DOMINGO XXXI T. ORDINARIO (ciclo B). 31 de octubre de 2021

Dt 6,2-6: Escucha, Israel: El Señor, nuestro Dios, es solamente uno.

Sal 17: Yo te amo, Señor; tú eres mi fortaleza.

Hb 7,23-28: Lo hizo de una vez para siempre, ofreciéndose a sí mismo.

Mc 12,28b-34: “Amarás al Señor, tu Dios, con todo tu corazón, con toda tu alma, con toda tu mente, con todo su ser”.

“¡Palabra del Señor!”. Así de rotundos respondemos a la Palabra proclamada en la Asamblea. Tan contundentes como cuando nos expresamos diciendo: “¡Tengo hambre!”, “¡me voy a dar una vuelta!”, “¡me aburro!”, “¡déjame en paz!” o “¡te quiero!”. Manifestamos de este modo lo que es nuestro, lo que parte de nuestras experiencias, aunque las palabras que empleamos no son nuestras, sino las que hemos recibido de otros. Gracias a ellas nos entendemos. Hacemos uso de algo ajeno para poder decir lo propio: lo que sentimos, deseamos… lo que somos.

Antes de que hayamos llegado a pronunciar ninguna de estas palabras las hemos tenido que escuchar muchas veces, como sucede con los niños pequeños, quienes tuvieron que prestar oído para poder luego ellos nombrar el mundo: primero el de fuera y luego el interno.
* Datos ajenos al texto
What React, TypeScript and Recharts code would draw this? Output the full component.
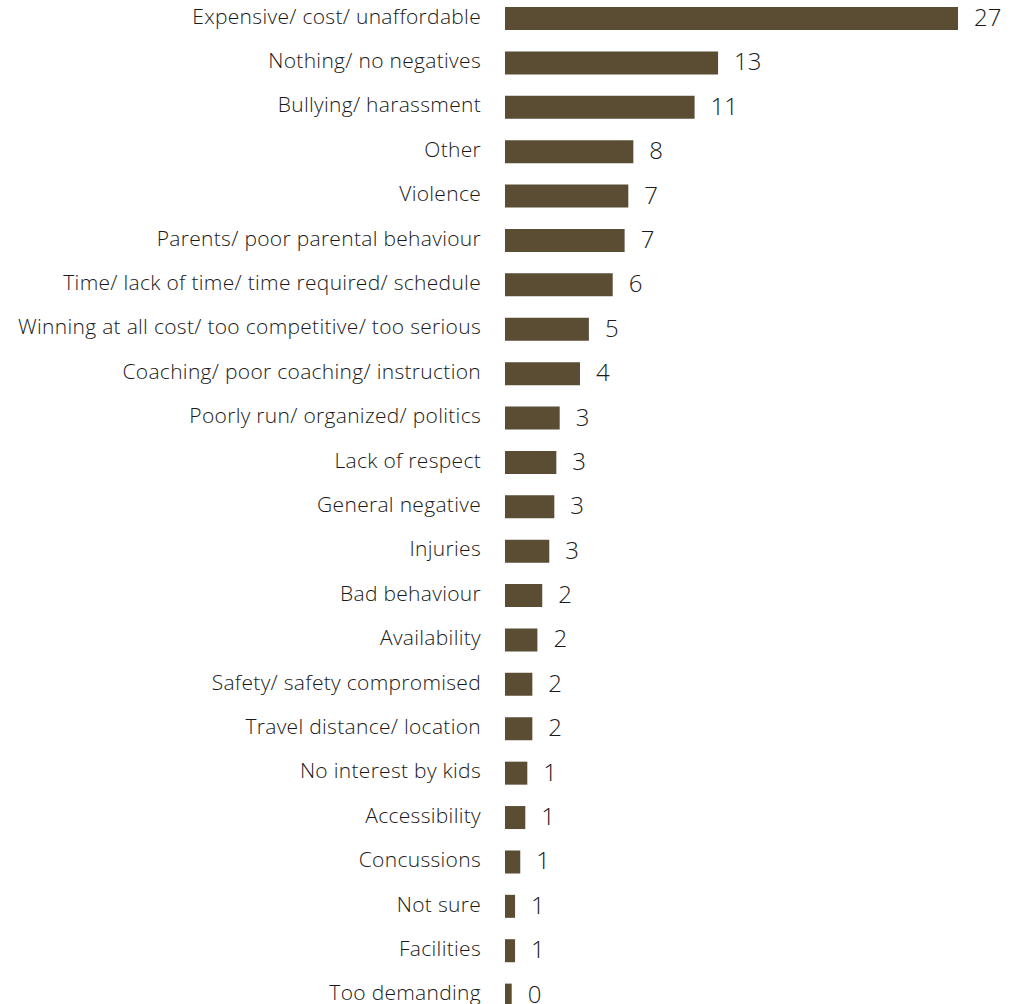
import React from "react";
import { BarChart, Bar, XAxis, YAxis, LabelList } from "recharts";

const categories = [
  "Expensive/ cost/ unaffordable",
  "Nothing/ no negatives",
  "Bullying/ harassment",
  "Other",
  "Violence",
  "Parents/ poor parental behaviour",
  "Time/ lack of time/ time required/ schedule",
  "Winning at all cost/ too competitive/ too serious",
  "Coaching/ poor coaching/ instruction",
  "Poorly run/ organized/ politics",
  "Lack of respect",
  "General negative",
  "Injuries",
  "Bad behaviour",
  "Availability",
  "Safety/ safety compromised",
  "Travel distance/ location",
  "No interest by kids",
  "Accessibility",
  "Concussions",
  "Not sure",
  "Facilities",
  "Too demanding",
];

// Underlying (unrounded) percentages
const values = [
  27, 12.7, 11.3, 7.65, 7.35, 7.13, 6.42, 5.0, 4.47, 3.26, 3.06, 2.94, 2.64,
  2.22, 1.93, 1.63, 1.63, 1.33, 1.21, 0.91, 0.6, 0.6, 0.4,
];

// Displayed (rounded) labels
const valueLabels = [
  "27", "13", "11", "8", "7", "7", "6", "5", "4", "3", "3", "3", "3",
  "2", "2", "2", "2", "1", "1", "1", "1", "1", "0",
];

const data = categories.map((name, i) => ({
  name,
  value: values[i],
  label: valueLabels[i],
}));

const FONT = "'Open Sans', 'Noto Sans', sans-serif";

const CategoryTick = (props: any) => {
  const { x, y, payload } = props;
  return (
    <text
      x={x}
      y={y}
      dy={5.5}
      textAnchor="end"
      fill="#1a1a1a"
      fontSize={21}
      fontFamily={FONT}
      fontWeight={300}
      letterSpacing={0.3}
    >
      {payload.value}
    </text>
  );
};

const ValueLabel = (props: any) => {
  const { x, y, width, height, value } = props;
  return (
    <text
      x={x + width + 16}
      y={y + height / 2}
      dy={7.5}
      textAnchor="start"
      fill="#1a1a1a"
      fontSize={24}
      fontFamily={FONT}
      fontWeight={300}
    >
      {value}
    </text>
  );
};

export default function App() {
  return (
    <div style={{ position: "absolute", left: 0, top: -4, background: "#fff" }}>
      <BarChart
        width={1022}
        height={1021}
        data={data}
        layout="vertical"
        margin={{ top: 0, right: 64, bottom: 0, left: 0 }}
      >
        <XAxis type="number" domain={[0, 27]} hide />
        <YAxis
          type="category"
          dataKey="name"
          width={505}
          axisLine={false}
          tickLine={false}
          tickSize={0}
          tickMargin={24}
          interval={0}
          tick={<CategoryTick />}
        />
        <Bar dataKey="value" fill="#5B4C34" barSize={23} isAnimationActive={false}>
          <LabelList dataKey="label" content={<ValueLabel />} />
        </Bar>
      </BarChart>
    </div>
  );
}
Moisés también reivindicaba la escucha para su pueblo: “¡Escucha, Israel!”; si querían decir y hacer bien, habrían de escuchar palabras que no eran suyas, sino de Dios, para hacerlas propias y no improvisar insensateces. La memoria comienza por el oído y pide: atención, paciencia para que repose y evitar precipitaciones, búsqueda de su armonía con la realidad, capacitación para una respuesta acorde a lo que dice…

El Maestro acude a la escucha a la que invitaba Dios por medio de Moisés para responder al escriba. Un hombre instruido sobre la Palabra de Dios, ¿necesitaría de Jesús la confirmación a sus convicciones? ¿Quería de algún modo ponerlo a prueba? ¿Esperaba algún tipo de matiz por parte de un maestro tan diferente? Jesús le contesta con la Palabra. Moisés pronunció la Palabra que Dios de la que Dios le había hecho portavoz; pronunciaba a Cristo, Palabra de Dios eterna, aun sin saberlo. La Palabra hecha carne invita a hacer memoria de lo que su profeta había dicho de parte de Dios, ahora también visible en la vida del Nazareno, palabra divina encarnada.
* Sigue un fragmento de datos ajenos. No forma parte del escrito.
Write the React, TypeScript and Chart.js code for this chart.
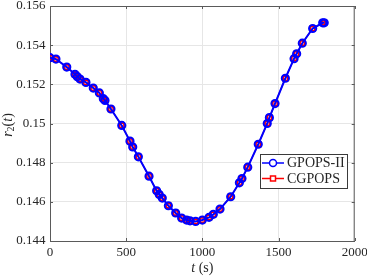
import React, { useEffect, useRef } from "react";
import { Chart, registerables } from "chart.js";

Chart.register(...registerables);

const tValues = [0, 39, 110, 164, 179, 197, 236, 284, 324, 350, 361, 400, 471, 525, 543, 580, 650, 700, 717, 737, 777, 825, 864, 897, 919, 956, 1000, 1044, 1072, 1116, 1186, 1243, 1260, 1298, 1367, 1426, 1440, 1477, 1545, 1602, 1619, 1656, 1724, 1790, 1800];
const gpopsR2 = [0.15336, 0.15329, 0.15288, 0.15251, 0.15239, 0.15227, 0.1521, 0.15181, 0.15156, 0.15127, 0.15118, 0.15074, 0.1499, 0.1491, 0.1488, 0.1483, 0.14731, 0.14656, 0.14638, 0.14619, 0.1458, 0.14543, 0.14517, 0.14507, 0.14503, 0.145, 0.14507, 0.14521, 0.14536, 0.14563, 0.14626, 0.14697, 0.14719, 0.14777, 0.14894, 0.15, 0.1503, 0.15102, 0.15231, 0.15331, 0.15356, 0.1541, 0.15485, 0.15514, 0.15514];
const cgpopsR2 = [0.15336, 0.15329, 0.15288, 0.15251, 0.15239, 0.15227, 0.1521, 0.15181, 0.15156, 0.15127, 0.15118, 0.15074, 0.1499, 0.1491, 0.1488, 0.1483, 0.14731, 0.14656, 0.14638, 0.14619, 0.1458, 0.14543, 0.14517, 0.14507, 0.14503, 0.145, 0.14507, 0.14521, 0.14536, 0.14563, 0.14626, 0.14697, 0.14719, 0.14777, 0.14894, 0.15, 0.1503, 0.15102, 0.15231, 0.15331, 0.15356, 0.1541, 0.15485, 0.15514, 0.15514];
const xTicks = [0, 500, 1000, 1500, 2000];
const yTicks = [0.144, 0.146, 0.148, 0.15, 0.152, 0.154, 0.156];
const seriesNames = ["GPOPS-II", "CGPOPS"];

const FONT = "'Liberation Serif', 'Times New Roman', serif";
const BLUE = "#0000ff";
const RED = "#ff0000";
const AXIS = "#5a5a5a";

function drawPieces(ctx: CanvasRenderingContext2D, pieces: { t: string; f: string; dy?: number }[], cx: number, cy: number, angle: number) {
  ctx.save();
  ctx.translate(cx, cy);
  ctx.rotate(angle);
  let total = 0;
  for (const p of pieces) {
    ctx.font = p.f;
    total += ctx.measureText(p.t).width;
  }
  let x = -total / 2;
  ctx.textBaseline = "middle";
  ctx.textAlign = "left";
  ctx.fillStyle = "#262626";
  for (const p of pieces) {
    ctx.font = p.f;
    ctx.fillText(p.t, x, p.dy || 0);
    x += ctx.measureText(p.t).width;
  }
  ctx.restore();
}

const decorPlugin = {
  id: "decor",
  afterDatasetsDraw(chart: any) {
    const ctx = chart.ctx as CanvasRenderingContext2D;
    const a = chart.chartArea;
    const xs = chart.scales.x;
    const ys = chart.scales.y;
    ctx.save();
    ctx.strokeStyle = AXIS;
    ctx.lineWidth = 1;
    ctx.beginPath();
    ctx.moveTo(a.left, a.top + 0.5);
    ctx.lineTo(a.right, a.top + 0.5);
    ctx.moveTo(a.right - 0.5, a.top);
    ctx.lineTo(a.right - 0.5, a.bottom);
    for (const v of xTicks) {
      const px = Math.round(xs.getPixelForValue(v)) + 0.5;
      ctx.moveTo(px, a.bottom);
      ctx.lineTo(px, a.bottom - 3);
      ctx.moveTo(px, a.top);
      ctx.lineTo(px, a.top + 3);
    }
    for (const v of yTicks) {
      const py = Math.round(ys.getPixelForValue(v)) + 0.5;
      ctx.moveTo(a.left, py);
      ctx.lineTo(a.left + 3, py);
      ctx.moveTo(a.right, py);
      ctx.lineTo(a.right - 3, py);
    }
    ctx.stroke();
    ctx.restore();
  },
  afterDraw(chart: any) {
    const ctx = chart.ctx as CanvasRenderingContext2D;
    const a = chart.chartArea;
    drawPieces(ctx, [
      { t: "t", f: `italic 14px ${FONT}` },
      { t: " (s)", f: `14px ${FONT}` },
    ], (a.left + a.right) / 2, 268, 0);
    drawPieces(ctx, [
      { t: "r", f: `italic 14px ${FONT}` },
      { t: "2", f: `10px ${FONT}`, dy: 3 },
      { t: "(", f: `14px ${FONT}` },
      { t: "t", f: `italic 14px ${FONT}` },
      { t: ")", f: `14px ${FONT}` },
    ], 8, 125, -Math.PI / 2);

    const lx = 260, ly = 154, lw = 87, lh = 34;
    ctx.save();
    ctx.fillStyle = "#ffffff";
    ctx.fillRect(lx, ly, lw, lh);
    ctx.strokeStyle = "#3a3a3a";
    ctx.lineWidth = 1;
    ctx.strokeRect(lx + 0.5, ly + 0.5, lw, lh);
    const rows = [ly + 9, ly + 24.5];
    const colors = [BLUE, RED];
    for (let i = 0; i < 2; i++) {
      const y = rows[i];
      ctx.strokeStyle = colors[i];
      ctx.lineWidth = 1.5;
      ctx.beginPath();
      ctx.moveTo(lx + 2, y);
      ctx.lineTo(lx + 24, y);
      ctx.stroke();
      ctx.beginPath();
      if (i === 0) {
        ctx.arc(lx + 13, y, 3.5, 0, Math.PI * 2);
      } else {
        ctx.rect(lx + 13 - 2.5, y - 2.5, 5, 5);
      }
      ctx.fillStyle = "#ffffff";
      ctx.fill();
      ctx.stroke();
      ctx.fillStyle = "#262626";
      ctx.font = `14px ${FONT}`;
      ctx.textBaseline = "middle";
      ctx.textAlign = "left";
      ctx.fillText(seriesNames[i], lx + 27, y + 0.5);
    }
    ctx.restore();
  },
};

function zeroPad(s: any) {
  s.paddingTop = 0;
  s.paddingBottom = 0;
  s.paddingLeft = 0;
  s.paddingRight = 0;
}

export default function App() {
  const ref = useRef<HTMLCanvasElement>(null);
  useEffect(() => {
    if (!ref.current) return;
    const chart = new Chart(ref.current, {
      type: "line",
      data: {
        datasets: [
          {
            label: seriesNames[0],
            data: tValues.map((t, i) => ({ x: t, y: gpopsR2[i] })),
            borderColor: BLUE,
            borderWidth: 2,
            pointStyle: "circle",
            pointRadius: 3.6,
            pointBorderWidth: 2,
            pointBorderColor: BLUE,
            pointBackgroundColor: "rgba(0,0,0,0)",
            tension: 0,
          },
          {
            label: seriesNames[1],
            data: tValues.map((t, i) => ({ x: t, y: cgpopsR2[i] })),
            borderColor: RED,
            borderWidth: 1.2,
            pointStyle: "rect",
            pointRadius: 3.2,
            pointBorderWidth: 1.8,
            pointBorderColor: RED,
            pointBackgroundColor: "rgba(0,0,0,0)",
            tension: 0,
          },
        ],
      },
      options: {
        responsive: false,
        animation: false,
        layout: { padding: { top: 5.5, right: 12.3, left: 0, bottom: 0 } },
        plugins: { legend: { display: false }, tooltip: { enabled: false } },
        scales: {
          x: {
            type: "linear",
            min: 0,
            max: 2000,
            afterBuildTicks: (s: any) => { s.ticks = xTicks.map((v) => ({ value: v })); },
            afterFit: (s: any) => { s.height = 36; zeroPad(s); },
            ticks: { padding: 4, color: "#262626", font: { family: FONT, size: 13 }, maxRotation: 0, callback: (v: any) => String(v) },
            grid: { color: "#e6e6e6", drawTicks: false, lineWidth: 1 },
            border: { color: AXIS, width: 1 },
          },
          y: {
            type: "linear",
            min: 0.144,
            max: 0.156,
            afterBuildTicks: (s: any) => { s.ticks = yTicks.map((v) => ({ value: v })); },
            afterFit: (s: any) => { s.width = 50; zeroPad(s); },
            ticks: { padding: 4.5, color: "#262626", font: { family: FONT, size: 13 }, callback: (v: any) => String(Number(Number(v).toFixed(3))) },
            grid: { color: "#e6e6e6", drawTicks: false, lineWidth: 1 },
            border: { color: AXIS, width: 1 },
          },
        },
      },
      plugins: [decorPlugin],
    });
    return () => chart.destroy();
  }, []);
  return (
    <div style={{ position: "absolute", left: 0, top: 0, width: 367, height: 277, background: "#fff" }}>
      <canvas ref={ref} width={367} height={277} style={{ display: "block" }} />
    </div>
  );
}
Cualquiera que quiera hacer suya la Palabra de Dios, la que viene de fuera para que nos la apropiemos, ha de implicarse en el amor en sus dos ámbitos: a Dios y al prójimo. No pide nada más la Palabra. Nos llegan como mandato. El primero de ellos reivindica una relación personal con Alguien, no con ideas, fuerzas cósmicas o una entidad genérica. El segundo nos pide reconocer en el otro a alguien, por quien ese Alguien ha derramado su amor y ha entregado la vida de su Hijo. Dos mandamientos necesarios para auto-reconocernos también como alguien, cuya vida tiene sentido.

La Palabra de Dios no deja de llegar a nuestros oídos. Ofrecerle nuestra escucha es imprescindible para alcanzar vida y que nuestra vida sea testimonio de que Cristo vive y su Espíritu vivifica hacia la plenitud.